Learn Cultural Awareness – End the Fear

Learn Cultural Awareness – End the Fear

Building walls, banning people, protesting against love, and brutality meted out by those wielding a certain power. It makes me weep and I want to turn away, to shut out the hate, injustice and ignorance. Read an article, watch a report, listen to a candidate and the message of fear and exclusion is strong – it hits the face like a heat blast from an open oven door. I wonder how it will end. When will the shift be made from the destructive and demeaning rhetoric to the constructive and inspirational?

If fear is born of ignorance and hate springs from fear, it is a cycle that seems nearly impossible to stop. How can you educate those who don’t want to learn or ease a mind into accepting a truth that flies in the face of a lifetime of belief?

There may not be one answer, but it seems imperative that we stop the negative that oozes into our daily lives, including that which we create, and learn to be good to others. Yes, we are all guilty. We each harbor long-held beliefs that may be destroying our ability to be good to others. As children we learned through the words and actions of our parents, our family, our teachers, and our friends. Those lessons take root like a plant in our brains and are grown by a lifetime of experience. We now view life and people through a lens that matches our early teachings and does not necessarily offer an honest or updated view.

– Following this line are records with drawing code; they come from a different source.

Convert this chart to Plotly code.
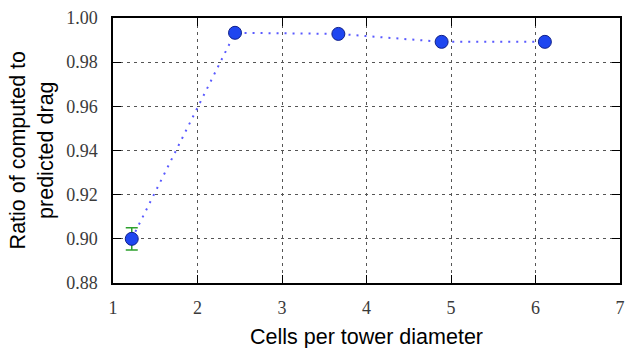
import plotly.graph_objects as go

cells = [1.222, 2.444, 3.667, 4.889, 6.111]
ratio = [0.900, 0.9933, 0.9928, 0.9892, 0.9892]
err = [0.005, 0.0, 0.0, 0.0, 0.0]

x_ticks = [1, 2, 3, 4, 5, 6, 7]
y_ticks = [0.88, 0.90, 0.92, 0.94, 0.96, 0.98, 1.00]
y_tick_text = ["%.2f" % v for v in y_ticks]

TICK_FONT = dict(family="Liberation Serif", size=18, color="#3a3a3a")

fig = go.Figure()
fig.add_trace(go.Scatter(
    x=cells, y=ratio,
    mode="lines+markers",
    line=dict(color="#5a5aff", width=2, dash="2px,6px"),
    marker=dict(size=13, color="#1e46f0", line=dict(color="#10208a", width=1)),
    error_y=dict(type="data", array=err, visible=True, color="#2ca02c",
                 thickness=1.5, width=6),
    showlegend=False,
    cliponaxis=False,
))

axis_common = dict(
    showline=True, linecolor="black", linewidth=1.5, mirror="allticks",
    ticks="inside", ticklen=8, tickcolor="black", tickwidth=1,
    showgrid=True, gridcolor="#555555", griddash="3px,4px", gridwidth=1,
    zeroline=False, ticklabeloverflow="allow",
)

fig.update_xaxes(range=[1, 7], tickvals=x_ticks, ticklabelstandoff=8,
                 tickfont=TICK_FONT, **axis_common)
fig.update_yaxes(range=[0.88, 1.00], tickvals=y_ticks, ticktext=y_tick_text,
                 ticklabelstandoff=10, tickfont=TICK_FONT, **axis_common)

fig.add_annotation(text="Cells per tower diameter", xref="paper", yref="paper",
                   x=0.5, y=-0.205, yanchor="middle", showarrow=False,
                   font=dict(family="Liberation Sans", size=21.5, color="black"))
fig.add_annotation(text="Ratio of computed to<br>predicted drag", xref="paper", yref="paper",
                   x=-0.160, y=0.5, textangle=-90, xanchor="center", yanchor="middle",
                   showarrow=False,
                   font=dict(family="Liberation Sans", size=21.5, color="black"))

fig.update_layout(
    width=628, height=348,
    margin=dict(l=113, r=3, t=18, b=65),
    paper_bgcolor="white", plot_bgcolor="white",
)

# remove the default 8px body margin so the figure fills the window exactly
fig.write_html("out.html", config={"displayModeBar": False},
               post_script="document.body.style.margin='0';document.body.style.overflow='hidden';")
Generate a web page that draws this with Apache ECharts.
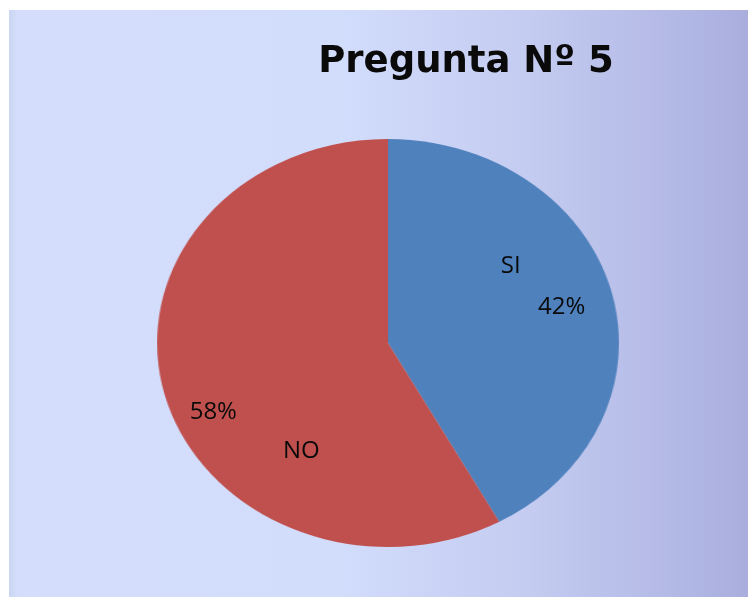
<!DOCTYPE html>
<html><head><meta charset="utf-8">
<script src="https://cdn.jsdelivr.net/npm/echarts@6/dist/echarts.min.js"></script>
<style>
html,body{margin:0;padding:0;background:#fff;}
#wrap{position:relative;width:748px;height:597px;overflow:hidden;background:#fff;}
#bg,#pie,#lbl{position:absolute;left:9px;top:10px;width:739px;height:587px;}
#pie{transform:scaleX(1.132);transform-origin:379px 333px;}
</style></head>
<body><div id="wrap"><div id="bg"></div><div id="pie"></div><div id="lbl"></div></div>
<script>
const titleText = 'Pregunta Nº 5';
const categories = ['SI', 'NO'];
const values = [42, 58];
const colors = ['#4f81bd', '#c0504d'];

const data = categories.map((c, i) => ({ name: c, value: values[i] }));
const center = [379, 333];
const radius = 204;

const bg = echarts.init(document.getElementById('bg'));
bg.setOption({
  backgroundColor: {
    type: 'linear', x: 0, y: 0, x2: 1, y2: 0,
    colorStops: [
      { offset: 0, color: '#cad5f0' },
      { offset: 0.012, color: '#d4defc' },
      { offset: 0.45, color: '#d2dcfb' },
      { offset: 0.7, color: '#c4ccf1' },
      { offset: 0.9, color: '#b3b9e5' },
      { offset: 1, color: '#a9aedd' }
    ]
  },
  title: {
    text: titleText, left: 452, top: 29, textAlign: 'center',
    textStyle: { fontFamily: 'DejaVu Sans', fontWeight: 'bold', fontSize: 37, color: '#0a0a0a' }
  }
});

const pie = echarts.init(document.getElementById('pie'));
pie.setOption({
  color: colors,
  series: [{
    type: 'pie', center: center, radius: radius, startAngle: 90, clockwise: true,
    animation: false, silent: true, data: data,
    label: { show: false }, labelLine: { show: false },
    itemStyle: { borderWidth: 0 }
  }]
});

const nameOffsets = [[21, -51], [15, 82]];
const pctOffsets = [[72, -10], [-73, 43]];
const labelFont = { fontFamily: 'Open Sans', fontSize: 24, color: '#0a0a0a' };
const lbl = echarts.init(document.getElementById('lbl'));
lbl.setOption({
  series: [
    {
      type: 'pie', center: center, radius: radius, startAngle: 90, clockwise: true,
      silent: true, animation: false, data: data,
      itemStyle: { color: 'rgba(0,0,0,0)' },
      label: Object.assign({ show: true, position: 'inside', formatter: '{b}' }, labelFont),
      labelLine: { show: false },
      labelLayout: p => ({ dx: nameOffsets[p.dataIndex][0], dy: nameOffsets[p.dataIndex][1] })
    },
    {
      type: 'pie', center: center, radius: radius, startAngle: 90, clockwise: true,
      silent: true, animation: false, data: data,
      itemStyle: { color: 'rgba(0,0,0,0)' },
      label: Object.assign({ show: true, position: 'inside', formatter: p => Math.round(p.percent) + '%' }, labelFont),
      labelLine: { show: false },
      labelLayout: p => ({ dx: pctOffsets[p.dataIndex][0], dy: pctOffsets[p.dataIndex][1] })
    }
  ]
});
</script></body></html>
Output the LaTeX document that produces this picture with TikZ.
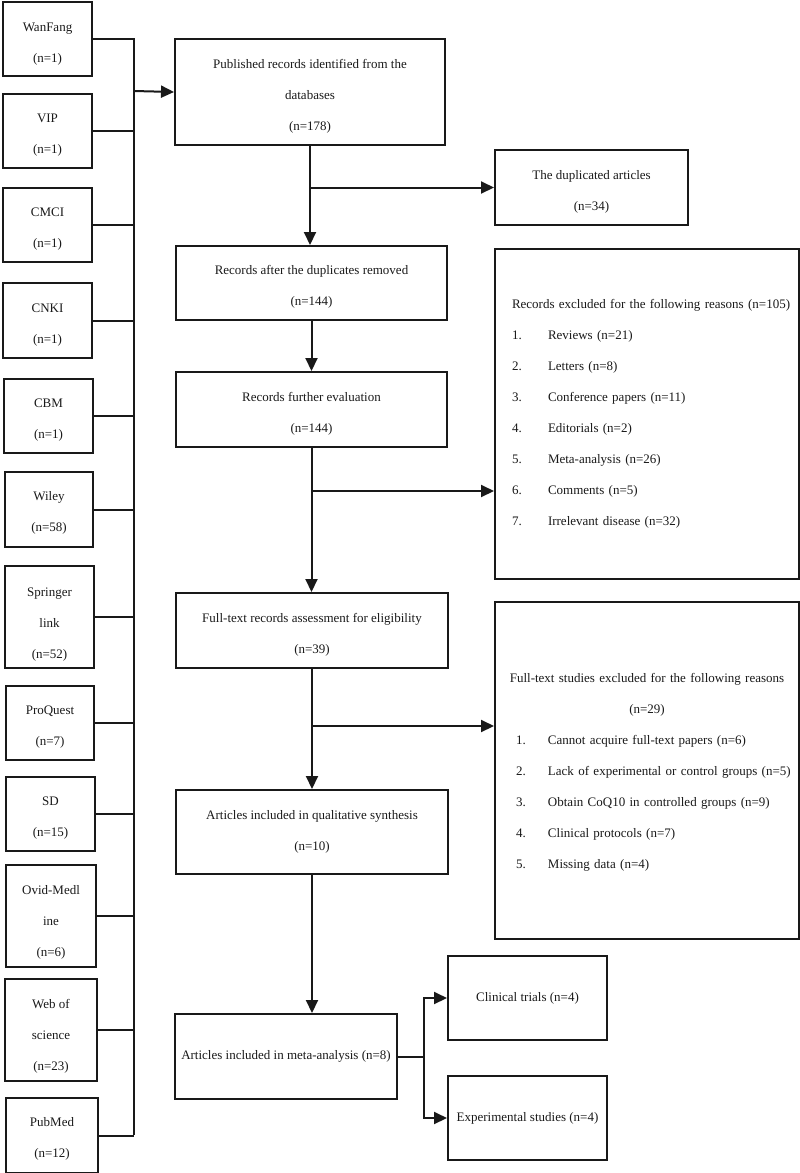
\documentclass[tikz,border=0pt]{standalone}
\usepackage{fontspec}
\setmainfont{Liberation Serif}
\usetikzlibrary{arrows.meta,calc}
\newcommand{\myLline}[1]{\makebox[\linewidth][l]{#1}}
\newcommand{\myCline}[1]{\makebox[\linewidth][c]{#1}}
\newcommand{\myUp}[1]{\rule{0pt}{#1}}
\begin{document}
\begin{tikzpicture}[x=1pt,y=-1pt,
  box/.style={draw=black!90, line width=2pt, align=center, anchor=north west,
    inner sep=2pt, font=\fontsize{13}{31}\selectfont, text=black!90},
  ln/.style={draw=black!90, line width=2pt},
  arr/.style={ln, -{Triangle[length=13pt,width=12pt]}}]
\useasboundingbox (0,0) rectangle (800,1173);
% left sources
\node[box, minimum width=89pt, minimum height=74pt] (wanfang) at (2,1) {\myUp{19pt}WanFang\\(n=1)};
\node[box, minimum width=89pt, minimum height=74pt] (vip) at (2,93) {\myUp{17pt}VIP\\(n=1)};
\node[box, minimum width=89pt, minimum height=74pt] (cmci) at (2,187) {\myUp{17pt}CMCI\\(n=1)};
\node[box, minimum width=89pt, minimum height=75pt] (cnki) at (2,282) {\myUp{17pt}CNKI\\(n=1)};
\node[box, minimum width=89pt, minimum height=74pt] (cbm) at (3,378) {\myUp{17pt}CBM\\(n=1)};
\node[box, minimum width=88pt, minimum height=75pt] (wiley) at (4,471) {\myUp{16pt}Wiley\\(n=58)};
\node[box, minimum width=89pt, minimum height=102pt] (springer) at (4,565) {\myUp{23pt}Springer\\link\\(n=52)};
\node[box, minimum width=88pt, minimum height=74pt] (proquest) at (5,685) {\myUp{17pt}ProQuest\\(n=7)};
\node[box, minimum width=89pt, minimum height=74pt] (sd) at (5,776) {\myUp{17pt}SD\\(n=15)};
\node[box, minimum width=90pt, minimum height=102pt] (ovid) at (5,864) {\myUp{21pt}Ovid-Medl\\ine\\(n=6)};
\node[box, minimum width=92pt, minimum height=102pt] (wos) at (4,978) {\myUp{21pt}Web of\\science\\(n=23)};
\node[box, minimum width=92pt, minimum height=75pt] (pubmed) at (5,1097) {\myUp{16pt}PubMed\\(n=12)};
% main column
\node[box, minimum width=270pt, minimum height=106pt] (b1) at (174,38) {\myUp{17pt}Published records identified from the\\databases\\(n=178)};
\node[box, minimum width=271pt, minimum height=74pt] (b2) at (175,245) {\myUp{17pt}Records after the duplicates removed\\(n=144)};
\node[box, minimum width=271pt, minimum height=75pt] (b3) at (175,371) {\myUp{17pt}Records further evaluation\\(n=144)};
\node[box, minimum width=272pt, minimum height=75pt] (b4) at (175,592) {\myUp{17pt}Full-text records assessment for eligibility\\(n=39)};
\node[box, minimum width=272pt, minimum height=84pt] (b5) at (175,789) {Articles included in qualitative synthesis\\(n=10)};
\node[box, minimum width=222pt, minimum height=85pt] (b6) at (174,1013) {Articles included in meta-analysis (n=8)};
% right column
\node[box, minimum width=193pt, minimum height=75pt] (dup) at (494,149) {\myUp{17pt}The duplicated articles\\(n=34)};
\node[box, minimum width=304pt, minimum height=330pt, text width=270pt, align=left] (exc1) at (494,248) {\myLline{Records excluded for the following reasons (n=105)}\\
\myLline{\makebox[36pt][l]{1.}Reviews (n=21)}\\
\myLline{\makebox[36pt][l]{2.}Letters (n=8)}\\
\myLline{\makebox[36pt][l]{3.}Conference papers (n=11)}\\
\myLline{\makebox[36pt][l]{4.}Editorials (n=2)}\\
\myLline{\makebox[36pt][l]{5.}Meta-analysis (n=26)}\\
\myLline{\makebox[36pt][l]{6.}Comments (n=5)}\\
\myLline{\makebox[36pt][l]{7.}Irrelevant disease (n=32)}};
\node[box, minimum width=304pt, minimum height=337pt, text width=262pt, align=left] (exc2) at (494,601) {\myCline{\myUp{13pt}Full-text studies excluded for the following reasons}\\
\myCline{(n=29)}\\
\myLline{\makebox[32pt][l]{1.}Cannot acquire full-text papers (n=6)}\\
\myLline{\makebox[32pt][l]{2.}Lack of experimental or control groups (n=5)}\\
\myLline{\makebox[32pt][l]{3.}Obtain CoQ10 in controlled groups (n=9)}\\
\myLline{\makebox[32pt][l]{4.}Clinical protocols (n=7)}\\
\myLline{\makebox[32pt][l]{5.}Missing data (n=4)}};
\node[box, minimum width=159pt, minimum height=84pt] (ct) at (447,955) {Clinical trials (n=4)};
\node[box, minimum width=159pt, minimum height=84pt] (es) at (447,1075) {Experimental studies (n=4)};
% bracket
\coordinate (bt) at (134,38);
\coordinate (bb) at (134,1135);
\coordinate (bj) at (134,91);
\draw[ln] (bt) -- (bb);
\foreach \n in {wanfang,vip,cmci,cnki,cbm,wiley,springer,proquest,sd,ovid,wos,pubmed}
  \draw[ln] (\n.east) -- (\n.east -| bt);
\draw[arr] (bj) -- (b1.west);
% main flow
\draw[arr] (b1.south) -- (b1.south |- b2.north);
\draw[arr] (b1.south |- dup.west) -- (dup.west);
\draw[arr] (b2.south) -- (b2.south |- b3.north);
\coordinate (j2) at ($(b3.south)+(0,43)$);
\draw[arr] (b3.south) -- (b3.south |- b4.north);
\draw[arr] (j2) -- (j2 -| exc1.west);
\coordinate (j3) at ($(b4.south)+(0,57)$);
\draw[arr] (b4.south) -- (b4.south |- b5.north);
\draw[arr] (j3) -- (j3 -| exc2.west);
\draw[arr] (b5.south) -- (b5.south |- b6.north);
\coordinate (s) at ($(b6.east)+(26,0)$);
\draw[ln] (b6.east) -- (s);
\draw[arr] (s) |- (ct.west);
\draw[arr] (s) |- (es.west);
\end{tikzpicture}
\end{document}
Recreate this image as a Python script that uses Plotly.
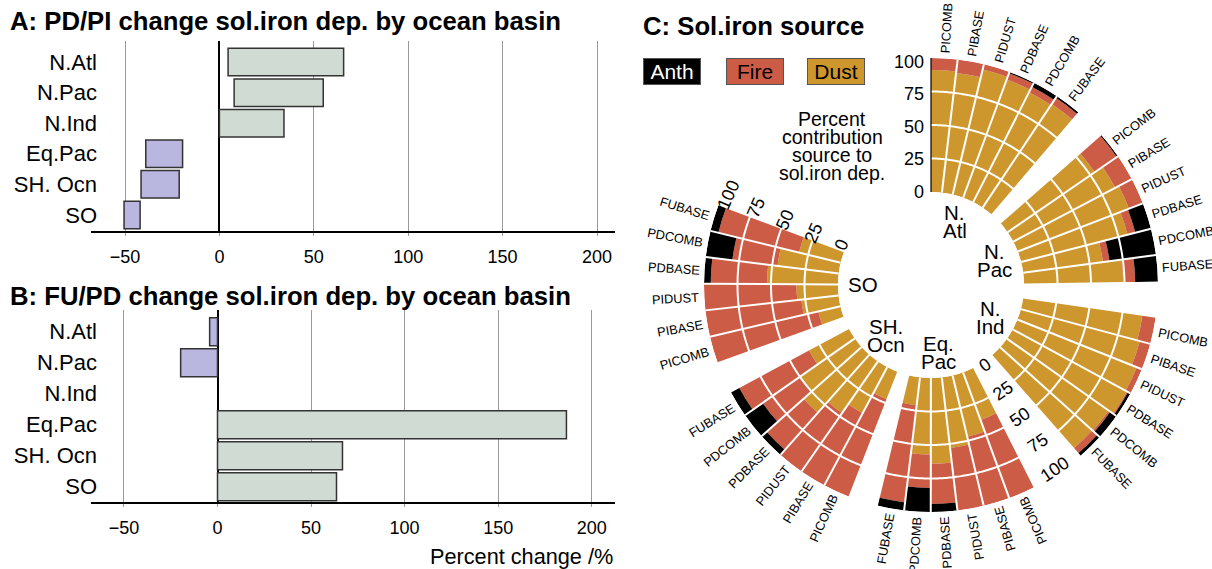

What if it were possible to reverse everything, to take away what we’ve learned and teach ourselves a better, more constructive and inspirational way of thinking? Better yet, what if we could raise a generation that got their start knowing only inclusion and acceptance? Children learn from our words and actions, they soak up everything so we must find a way to reverse our own trend toward the negative. Let’s rip out the unhealthy parts of that plant in our brains so that our message to our children can be constructive and inspirational and lead to a bright future.

Raising racially and culturally sensitive children is no easy task. When you already feel as if you’re on the receiving end of the ignorance, it’s even harder. Let your child’s own natural innocence and acceptance be your guide and inspire you. Learn along with them. The more children are exposed to new and different things, the more likely they are to accept and understand them, rather than fear them. It would work with adults too, but children’s minds are more open, they have not yet learned how to judge.

Introduce your family to as many cultures, races, beliefs, and lifestyles as possible. There’s no need to practice or believe in another faith, but understand where it comes from, what it teaches, and know that it’s followers feel just as strongly as you do about yours. You don’t have to love the food that another cultural group might eat, but try some and learn its ingredients and its origins. Help your children hear the charm in another person’s accent or see the beauty in another’s native way of dress. Speak with people you believe are not at all like you and learn that they may be more so than you think. Read magazines, visit websites, and attend events that share something about another race, culture or lifestyle. Don’t assume everyone hates. Don’t allow ignorance to generate fear in you or in others.

Exposure with no pre-judgment educates. Education can eradicate fear thus eliminating hate. That is a change I will not turn away from, it will not make me weep. Let’s all work together to bring up a generation that sees differences (because we can’t pretend they don’t exist) yet still embraces them, accepts them, or is inspired by them. We must if there is hope for a bright future.